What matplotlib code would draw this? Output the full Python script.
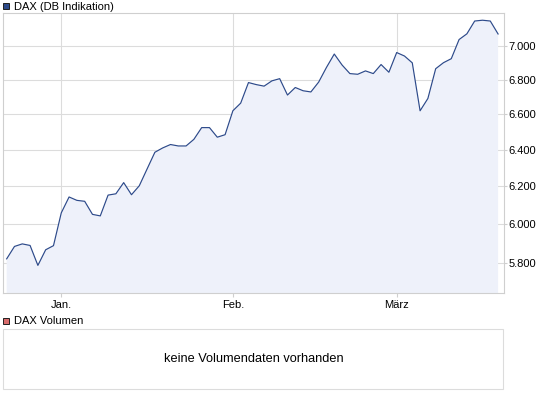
import numpy as np
import matplotlib
matplotlib.use("Agg")
import matplotlib.pyplot as plt
from matplotlib.patches import Rectangle
from matplotlib.ticker import NullLocator


# DAX Schlusskurse (Handelstage, Mitte Dez. bis Ende März)
dax_close = [5821, 5884, 5897, 5889, 5788, 5867, 5888, 6058, 6142, 6124,
             6119, 6050, 6042, 6152, 6159, 6219, 6154, 6202, 6293, 6385,
             6409, 6428, 6420, 6420, 6457, 6523, 6523, 6469, 6483, 6619,
             6663, 6783, 6771, 6762, 6793, 6806, 6710, 6754, 6735, 6728,
             6786, 6873, 6953, 6887, 6836, 6832, 6852, 6836, 6890, 6844,
             6962, 6941, 6900, 6619, 6690, 6865, 6901, 6925, 7041, 7076,
             7155, 7160, 7155, 7075]

month_pos = [7, 29, 50]
month_labels = ["Jan.", "Feb.", "März"]

y_ticks = [5800, 6000, 6200, 6400, 6600, 6800, 7000]
y_labels = ["5.800", "6.000", "6.200", "6.400", "6.600", "6.800", "7.000"]

LINE_COLOR = "#2d4a8a"
FILL_COLOR = "#eef1fa"
GRID_COLOR = "#dcdcdc"
BORDER_COLOR = "#cfcfcf"

plt.rcParams["font.family"] = ["Liberation Sans", "DejaVu Sans"]

W, H = 545, 398
fig = plt.figure(figsize=(W / 100, H / 100), dpi=100)

# Hauptchart
ax = fig.add_axes([2.7 / W, 1 - 293 / H, 501 / W, 280 / H])
x = np.arange(len(dax_close))
ax.set_yscale("log")
ax.fill_between(x, dax_close, 5000, color=FILL_COLOR, lw=0, zorder=1)
ax.plot(x, dax_close, color=LINE_COLOR, lw=0.85, zorder=3)

ax.set_xlim(-0.51, 63.72)
ax.set_ylim(5651, 7205)

ax.set_yticks(y_ticks)
ax.set_yticklabels(y_labels)
ax.yaxis.set_minor_locator(NullLocator())
ax.yaxis.tick_right()
ax.set_xticks(month_pos)
ax.set_xticklabels(month_labels)

ax.grid(True, color=GRID_COLOR, lw=0.8, zorder=0)
ax.set_axisbelow(True)
for s in ax.spines.values():
    s.set_color(BORDER_COLOR)
    s.set_linewidth(0.8)
ax.tick_params(axis="y", length=2, width=0.8, color=BORDER_COLOR, pad=1.5,
               labelsize=8, labelcolor="black")
ax.tick_params(axis="x", length=3, width=0.8, color=BORDER_COLOR, pad=2,
               labelsize=8, labelcolor="black")

# Legenden und Volumen-Panel in Pixelkoordinaten
ov = fig.add_axes([0, 0, 1, 1])
ov.set_xlim(0, W)
ov.set_ylim(H, 0)
ov.axis("off")

ov.add_patch(Rectangle((2.7, 2.7), 6.3, 6.3, fc=LINE_COLOR, ec="#202020", lw=0.7))
ov.text(14.5, 6.5, "DAX (DB Indikation)", fontsize=8, va="center", ha="left")

ov.add_patch(Rectangle((2.7, 318), 6.3, 6.3, fc="#d86b6b", ec="#202020", lw=0.7))
ov.text(14.5, 321.5, "DAX Volumen", fontsize=8, va="center", ha="left")

ov.add_patch(Rectangle((2.7, 329.3), 500.6, 60, fill=False, ec=GRID_COLOR, lw=0.8))
ov.text(254, 359, "keine Volumendaten vorhanden", fontsize=9.2, va="center", ha="center")

fig.savefig("out.png", dpi=100)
******************************
• Written exercise: Would you set down the listing exactly, omitting pictures?

• Written solution:
What matplotlib code would draw this? Output the full Python script.
import numpy as np
import matplotlib
matplotlib.use("Agg")
import matplotlib.pyplot as plt
from matplotlib.patches import Rectangle
from matplotlib.ticker import NullLocator


# DAX Schlusskurse (Handelstage, Mitte Dez. bis Ende März)
dax_close = [5821, 5884, 5897, 5889, 5788, 5867, 5888, 6058, 6142, 6124,
             6119, 6050, 6042, 6152, 6159, 6219, 6154, 6202, 6293, 6385,
             6409, 6428, 6420, 6420, 6457, 6523, 6523, 6469, 6483, 6619,
             6663, 6783, 6771, 6762, 6793, 6806, 6710, 6754, 6735, 6728,
             6786, 6873, 6953, 6887, 6836, 6832, 6852, 6836, 6890, 6844,
             6962, 6941, 6900, 6619, 6690, 6865, 6901, 6925, 7041, 7076,
             7155, 7160, 7155, 7075]

month_pos = [7, 29, 50]
month_labels = ["Jan.", "Feb.", "März"]

y_ticks = [5800, 6000, 6200, 6400, 6600, 6800, 7000]
y_labels = ["5.800", "6.000", "6.200", "6.400", "6.600", "6.800", "7.000"]

LINE_COLOR = "#2d4a8a"
FILL_COLOR = "#eef1fa"
GRID_COLOR = "#dcdcdc"
BORDER_COLOR = "#cfcfcf"

plt.rcParams["font.family"] = ["Liberation Sans", "DejaVu Sans"]

W, H = 545, 398
fig = plt.figure(figsize=(W / 100, H / 100), dpi=100)

# Hauptchart
ax = fig.add_axes([2.7 / W, 1 - 293 / H, 501 / W, 280 / H])
x = np.arange(len(dax_close))
ax.set_yscale("log")
ax.fill_between(x, dax_close, 5000, color=FILL_COLOR, lw=0, zorder=1)
ax.plot(x, dax_close, color=LINE_COLOR, lw=0.85, zorder=3)

ax.set_xlim(-0.51, 63.72)
ax.set_ylim(5651, 7205)

ax.set_yticks(y_ticks)
ax.set_yticklabels(y_labels)
ax.yaxis.set_minor_locator(NullLocator())
ax.yaxis.tick_right()
ax.set_xticks(month_pos)
ax.set_xticklabels(month_labels)

ax.grid(True, color=GRID_COLOR, lw=0.8, zorder=0)
ax.set_axisbelow(True)
for s in ax.spines.values():
    s.set_color(BORDER_COLOR)
    s.set_linewidth(0.8)
ax.tick_params(axis="y", length=2, width=0.8, color=BORDER_COLOR, pad=1.5,
               labelsize=8, labelcolor="black")
ax.tick_params(axis="x", length=3, width=0.8, color=BORDER_COLOR, pad=2,
               labelsize=8, labelcolor="black")

# Legenden und Volumen-Panel in Pixelkoordinaten
ov = fig.add_axes([0, 0, 1, 1])
ov.set_xlim(0, W)
ov.set_ylim(H, 0)
ov.axis("off")

ov.add_patch(Rectangle((2.7, 2.7), 6.3, 6.3, fc=LINE_COLOR, ec="#202020", lw=0.7))
ov.text(14.5, 6.5, "DAX (DB Indikation)", fontsize=8, va="center", ha="left")

ov.add_patch(Rectangle((2.7, 318), 6.3, 6.3, fc="#d86b6b", ec="#202020", lw=0.7))
ov.text(14.5, 321.5, "DAX Volumen", fontsize=8, va="center", ha="left")

ov.add_patch(Rectangle((2.7, 329.3), 500.6, 60, fill=False, ec=GRID_COLOR, lw=0.8))
ov.text(254, 359, "keine Volumendaten vorhanden", fontsize=9.2, va="center", ha="center")

fig.savefig("out.png", dpi=100)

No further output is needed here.